-- Begin --

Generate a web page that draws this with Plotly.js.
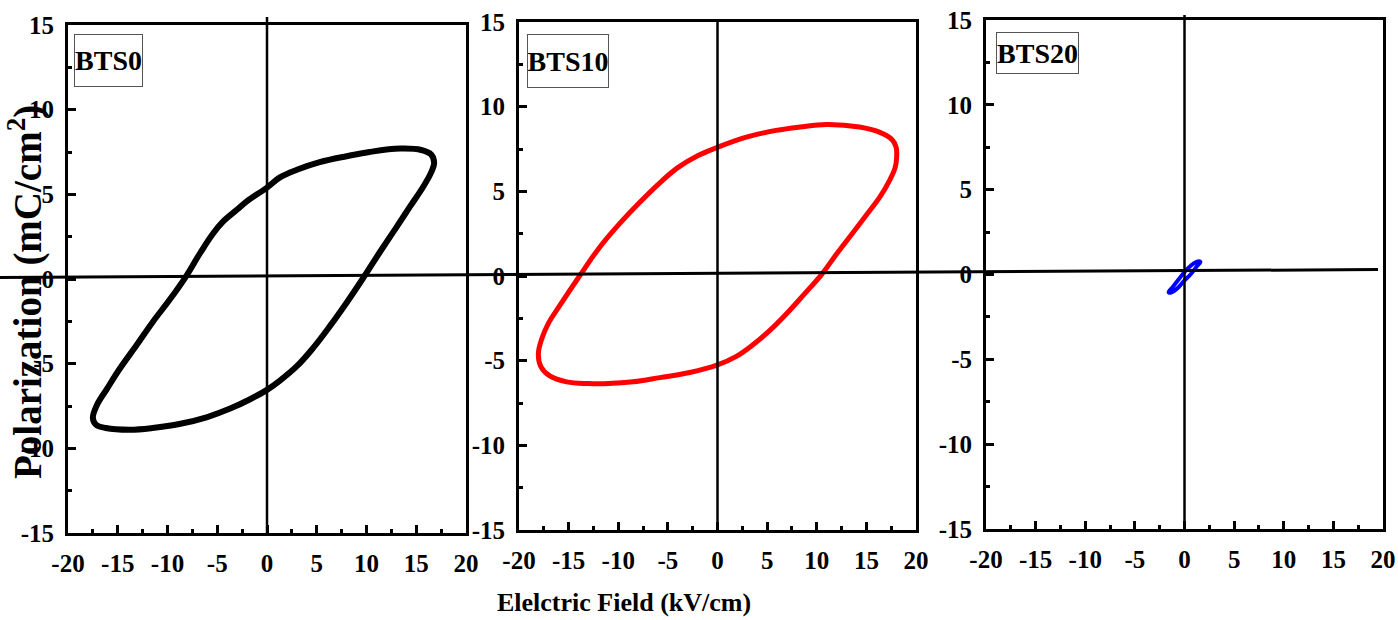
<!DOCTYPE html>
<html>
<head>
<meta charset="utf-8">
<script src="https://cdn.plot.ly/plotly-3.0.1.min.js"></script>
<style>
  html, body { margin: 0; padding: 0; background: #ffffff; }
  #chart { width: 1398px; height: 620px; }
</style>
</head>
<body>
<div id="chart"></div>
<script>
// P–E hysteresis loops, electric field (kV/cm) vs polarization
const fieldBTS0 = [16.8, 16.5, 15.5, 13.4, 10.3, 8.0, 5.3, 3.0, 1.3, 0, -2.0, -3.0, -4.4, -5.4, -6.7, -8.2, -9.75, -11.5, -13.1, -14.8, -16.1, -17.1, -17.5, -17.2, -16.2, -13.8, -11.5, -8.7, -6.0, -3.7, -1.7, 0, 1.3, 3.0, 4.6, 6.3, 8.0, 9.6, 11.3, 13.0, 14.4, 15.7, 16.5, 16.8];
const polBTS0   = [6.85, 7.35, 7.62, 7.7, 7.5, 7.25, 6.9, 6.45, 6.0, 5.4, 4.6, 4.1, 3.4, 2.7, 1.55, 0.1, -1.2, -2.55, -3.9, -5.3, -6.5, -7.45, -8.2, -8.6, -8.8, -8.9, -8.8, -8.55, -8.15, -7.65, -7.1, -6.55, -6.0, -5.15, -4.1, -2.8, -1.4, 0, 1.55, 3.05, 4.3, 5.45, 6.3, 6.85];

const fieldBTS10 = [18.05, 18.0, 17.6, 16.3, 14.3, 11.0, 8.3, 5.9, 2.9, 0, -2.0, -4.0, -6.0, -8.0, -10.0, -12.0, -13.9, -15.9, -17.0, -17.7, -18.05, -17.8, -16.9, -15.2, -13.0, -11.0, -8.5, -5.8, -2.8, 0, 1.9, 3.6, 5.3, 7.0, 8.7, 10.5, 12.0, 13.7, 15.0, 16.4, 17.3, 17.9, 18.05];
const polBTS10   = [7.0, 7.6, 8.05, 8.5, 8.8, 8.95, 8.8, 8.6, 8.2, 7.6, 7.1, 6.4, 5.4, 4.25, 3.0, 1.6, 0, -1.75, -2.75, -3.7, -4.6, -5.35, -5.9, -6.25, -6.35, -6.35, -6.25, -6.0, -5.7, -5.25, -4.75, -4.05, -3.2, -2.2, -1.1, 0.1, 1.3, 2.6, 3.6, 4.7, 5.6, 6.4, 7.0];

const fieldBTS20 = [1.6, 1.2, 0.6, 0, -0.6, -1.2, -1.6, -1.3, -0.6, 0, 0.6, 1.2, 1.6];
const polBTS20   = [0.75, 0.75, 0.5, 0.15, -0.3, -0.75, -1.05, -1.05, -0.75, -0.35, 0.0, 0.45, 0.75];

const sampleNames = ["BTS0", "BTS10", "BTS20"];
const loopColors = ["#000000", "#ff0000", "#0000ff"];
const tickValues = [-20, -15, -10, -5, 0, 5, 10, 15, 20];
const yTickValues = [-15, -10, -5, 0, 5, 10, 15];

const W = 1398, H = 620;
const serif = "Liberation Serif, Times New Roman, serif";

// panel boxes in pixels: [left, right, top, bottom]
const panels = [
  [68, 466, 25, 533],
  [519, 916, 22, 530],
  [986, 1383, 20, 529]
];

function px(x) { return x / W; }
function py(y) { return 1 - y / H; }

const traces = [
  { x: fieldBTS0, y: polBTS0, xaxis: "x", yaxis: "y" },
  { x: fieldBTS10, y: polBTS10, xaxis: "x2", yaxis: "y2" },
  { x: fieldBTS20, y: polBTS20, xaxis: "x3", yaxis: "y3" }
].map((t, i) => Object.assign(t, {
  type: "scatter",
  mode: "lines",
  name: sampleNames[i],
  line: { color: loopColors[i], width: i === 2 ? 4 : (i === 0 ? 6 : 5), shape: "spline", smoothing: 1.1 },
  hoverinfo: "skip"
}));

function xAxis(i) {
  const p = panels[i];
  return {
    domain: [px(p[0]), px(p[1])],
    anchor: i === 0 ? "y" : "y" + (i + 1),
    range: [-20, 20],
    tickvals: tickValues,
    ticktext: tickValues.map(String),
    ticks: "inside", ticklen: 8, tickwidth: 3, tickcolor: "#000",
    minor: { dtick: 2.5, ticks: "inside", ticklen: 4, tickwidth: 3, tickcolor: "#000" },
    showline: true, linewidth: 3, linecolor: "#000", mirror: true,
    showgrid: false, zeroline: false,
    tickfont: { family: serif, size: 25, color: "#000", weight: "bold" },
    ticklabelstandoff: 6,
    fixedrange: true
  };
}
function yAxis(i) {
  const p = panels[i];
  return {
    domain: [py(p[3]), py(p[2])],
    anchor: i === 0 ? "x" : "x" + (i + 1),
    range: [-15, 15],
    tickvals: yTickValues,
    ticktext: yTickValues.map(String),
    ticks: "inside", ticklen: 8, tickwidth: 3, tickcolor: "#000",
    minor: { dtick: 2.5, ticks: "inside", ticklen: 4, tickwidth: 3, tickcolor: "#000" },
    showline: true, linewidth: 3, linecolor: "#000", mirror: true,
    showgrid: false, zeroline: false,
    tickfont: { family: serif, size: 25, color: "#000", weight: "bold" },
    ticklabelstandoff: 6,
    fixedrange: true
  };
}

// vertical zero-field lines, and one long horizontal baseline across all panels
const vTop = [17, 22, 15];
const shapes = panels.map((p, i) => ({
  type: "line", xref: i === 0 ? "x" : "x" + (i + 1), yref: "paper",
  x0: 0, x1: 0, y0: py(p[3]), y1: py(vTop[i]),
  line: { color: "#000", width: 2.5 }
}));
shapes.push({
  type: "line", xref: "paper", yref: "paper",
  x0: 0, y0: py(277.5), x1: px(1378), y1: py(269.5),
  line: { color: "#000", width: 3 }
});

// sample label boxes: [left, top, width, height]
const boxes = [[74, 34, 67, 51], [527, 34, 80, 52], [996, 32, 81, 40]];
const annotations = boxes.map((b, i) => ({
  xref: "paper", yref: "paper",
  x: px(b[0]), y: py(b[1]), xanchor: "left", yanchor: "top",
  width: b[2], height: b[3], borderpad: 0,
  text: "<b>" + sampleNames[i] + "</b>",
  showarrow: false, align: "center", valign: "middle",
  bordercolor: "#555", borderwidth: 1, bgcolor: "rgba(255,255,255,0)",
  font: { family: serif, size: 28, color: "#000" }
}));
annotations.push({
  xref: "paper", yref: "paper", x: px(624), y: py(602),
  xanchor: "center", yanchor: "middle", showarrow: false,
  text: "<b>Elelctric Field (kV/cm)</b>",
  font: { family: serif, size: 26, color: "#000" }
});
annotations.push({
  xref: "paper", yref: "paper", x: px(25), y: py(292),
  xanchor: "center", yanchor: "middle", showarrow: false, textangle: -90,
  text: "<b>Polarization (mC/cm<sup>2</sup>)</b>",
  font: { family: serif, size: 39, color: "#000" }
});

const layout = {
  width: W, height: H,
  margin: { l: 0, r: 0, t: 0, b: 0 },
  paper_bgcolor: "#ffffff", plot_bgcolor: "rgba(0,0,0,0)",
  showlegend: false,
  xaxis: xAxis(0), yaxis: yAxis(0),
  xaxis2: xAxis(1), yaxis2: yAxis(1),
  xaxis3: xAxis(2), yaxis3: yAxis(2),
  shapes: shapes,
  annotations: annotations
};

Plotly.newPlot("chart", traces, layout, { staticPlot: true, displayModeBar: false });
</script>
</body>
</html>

-- End --

(What is being asked):
Make an exact copy of the data above, pictures excluded.

(Correct result):
Generate a web page that draws this with Plotly.js.
<!DOCTYPE html>
<html>
<head>
<meta charset="utf-8">
<script src="https://cdn.plot.ly/plotly-3.0.1.min.js"></script>
<style>
  html, body { margin: 0; padding: 0; background: #ffffff; }
  #chart { width: 1398px; height: 620px; }
</style>
</head>
<body>
<div id="chart"></div>
<script>
// P–E hysteresis loops, electric field (kV/cm) vs polarization
const fieldBTS0 = [16.8, 16.5, 15.5, 13.4, 10.3, 8.0, 5.3, 3.0, 1.3, 0, -2.0, -3.0, -4.4, -5.4, -6.7, -8.2, -9.75, -11.5, -13.1, -14.8, -16.1, -17.1, -17.5, -17.2, -16.2, -13.8, -11.5, -8.7, -6.0, -3.7, -1.7, 0, 1.3, 3.0, 4.6, 6.3, 8.0, 9.6, 11.3, 13.0, 14.4, 15.7, 16.5, 16.8];
const polBTS0   = [6.85, 7.35, 7.62, 7.7, 7.5, 7.25, 6.9, 6.45, 6.0, 5.4, 4.6, 4.1, 3.4, 2.7, 1.55, 0.1, -1.2, -2.55, -3.9, -5.3, -6.5, -7.45, -8.2, -8.6, -8.8, -8.9, -8.8, -8.55, -8.15, -7.65, -7.1, -6.55, -6.0, -5.15, -4.1, -2.8, -1.4, 0, 1.55, 3.05, 4.3, 5.45, 6.3, 6.85];

const fieldBTS10 = [18.05, 18.0, 17.6, 16.3, 14.3, 11.0, 8.3, 5.9, 2.9, 0, -2.0, -4.0, -6.0, -8.0, -10.0, -12.0, -13.9, -15.9, -17.0, -17.7, -18.05, -17.8, -16.9, -15.2, -13.0, -11.0, -8.5, -5.8, -2.8, 0, 1.9, 3.6, 5.3, 7.0, 8.7, 10.5, 12.0, 13.7, 15.0, 16.4, 17.3, 17.9, 18.05];
const polBTS10   = [7.0, 7.6, 8.05, 8.5, 8.8, 8.95, 8.8, 8.6, 8.2, 7.6, 7.1, 6.4, 5.4, 4.25, 3.0, 1.6, 0, -1.75, -2.75, -3.7, -4.6, -5.35, -5.9, -6.25, -6.35, -6.35, -6.25, -6.0, -5.7, -5.25, -4.75, -4.05, -3.2, -2.2, -1.1, 0.1, 1.3, 2.6, 3.6, 4.7, 5.6, 6.4, 7.0];

const fieldBTS20 = [1.6, 1.2, 0.6, 0, -0.6, -1.2, -1.6, -1.3, -0.6, 0, 0.6, 1.2, 1.6];
const polBTS20   = [0.75, 0.75, 0.5, 0.15, -0.3, -0.75, -1.05, -1.05, -0.75, -0.35, 0.0, 0.45, 0.75];

const sampleNames = ["BTS0", "BTS10", "BTS20"];
const loopColors = ["#000000", "#ff0000", "#0000ff"];
const tickValues = [-20, -15, -10, -5, 0, 5, 10, 15, 20];
const yTickValues = [-15, -10, -5, 0, 5, 10, 15];

const W = 1398, H = 620;
const serif = "Liberation Serif, Times New Roman, serif";

// panel boxes in pixels: [left, right, top, bottom]
const panels = [
  [68, 466, 25, 533],
  [519, 916, 22, 530],
  [986, 1383, 20, 529]
];

function px(x) { return x / W; }
function py(y) { return 1 - y / H; }

const traces = [
  { x: fieldBTS0, y: polBTS0, xaxis: "x", yaxis: "y" },
  { x: fieldBTS10, y: polBTS10, xaxis: "x2", yaxis: "y2" },
  { x: fieldBTS20, y: polBTS20, xaxis: "x3", yaxis: "y3" }
].map((t, i) => Object.assign(t, {
  type: "scatter",
  mode: "lines",
  name: sampleNames[i],
  line: { color: loopColors[i], width: i === 2 ? 4 : (i === 0 ? 6 : 5), shape: "spline", smoothing: 1.1 },
  hoverinfo: "skip"
}));

function xAxis(i) {
  const p = panels[i];
  return {
    domain: [px(p[0]), px(p[1])],
    anchor: i === 0 ? "y" : "y" + (i + 1),
    range: [-20, 20],
    tickvals: tickValues,
    ticktext: tickValues.map(String),
    ticks: "inside", ticklen: 8, tickwidth: 3, tickcolor: "#000",
    minor: { dtick: 2.5, ticks: "inside", ticklen: 4, tickwidth: 3, tickcolor: "#000" },
    showline: true, linewidth: 3, linecolor: "#000", mirror: true,
    showgrid: false, zeroline: false,
    tickfont: { family: serif, size: 25, color: "#000", weight: "bold" },
    ticklabelstandoff: 6,
    fixedrange: true
  };
}
function yAxis(i) {
  const p = panels[i];
  return {
    domain: [py(p[3]), py(p[2])],
    anchor: i === 0 ? "x" : "x" + (i + 1),
    range: [-15, 15],
    tickvals: yTickValues,
    ticktext: yTickValues.map(String),
    ticks: "inside", ticklen: 8, tickwidth: 3, tickcolor: "#000",
    minor: { dtick: 2.5, ticks: "inside", ticklen: 4, tickwidth: 3, tickcolor: "#000" },
    showline: true, linewidth: 3, linecolor: "#000", mirror: true,
    showgrid: false, zeroline: false,
    tickfont: { family: serif, size: 25, color: "#000", weight: "bold" },
    ticklabelstandoff: 6,
    fixedrange: true
  };
}

// vertical zero-field lines, and one long horizontal baseline across all panels
const vTop = [17, 22, 15];
const shapes = panels.map((p, i) => ({
  type: "line", xref: i === 0 ? "x" : "x" + (i + 1), yref: "paper",
  x0: 0, x1: 0, y0: py(p[3]), y1: py(vTop[i]),
  line: { color: "#000", width: 2.5 }
}));
shapes.push({
  type: "line", xref: "paper", yref: "paper",
  x0: 0, y0: py(277.5), x1: px(1378), y1: py(269.5),
  line: { color: "#000", width: 3 }
});

// sample label boxes: [left, top, width, height]
const boxes = [[74, 34, 67, 51], [527, 34, 80, 52], [996, 32, 81, 40]];
const annotations = boxes.map((b, i) => ({
  xref: "paper", yref: "paper",
  x: px(b[0]), y: py(b[1]), xanchor: "left", yanchor: "top",
  width: b[2], height: b[3], borderpad: 0,
  text: "<b>" + sampleNames[i] + "</b>",
  showarrow: false, align: "center", valign: "middle",
  bordercolor: "#555", borderwidth: 1, bgcolor: "rgba(255,255,255,0)",
  font: { family: serif, size: 28, color: "#000" }
}));
annotations.push({
  xref: "paper", yref: "paper", x: px(624), y: py(602),
  xanchor: "center", yanchor: "middle", showarrow: false,
  text: "<b>Elelctric Field (kV/cm)</b>",
  font: { family: serif, size: 26, color: "#000" }
});
annotations.push({
  xref: "paper", yref: "paper", x: px(25), y: py(292),
  xanchor: "center", yanchor: "middle", showarrow: false, textangle: -90,
  text: "<b>Polarization (mC/cm<sup>2</sup>)</b>",
  font: { family: serif, size: 39, color: "#000" }
});

const layout = {
  width: W, height: H,
  margin: { l: 0, r: 0, t: 0, b: 0 },
  paper_bgcolor: "#ffffff", plot_bgcolor: "rgba(0,0,0,0)",
  showlegend: false,
  xaxis: xAxis(0), yaxis: yAxis(0),
  xaxis2: xAxis(1), yaxis2: yAxis(1),
  xaxis3: xAxis(2), yaxis3: yAxis(2),
  shapes: shapes,
  annotations: annotations
};

Plotly.newPlot("chart", traces, layout, { staticPlot: true, displayModeBar: false });
</script>
</body>
</html>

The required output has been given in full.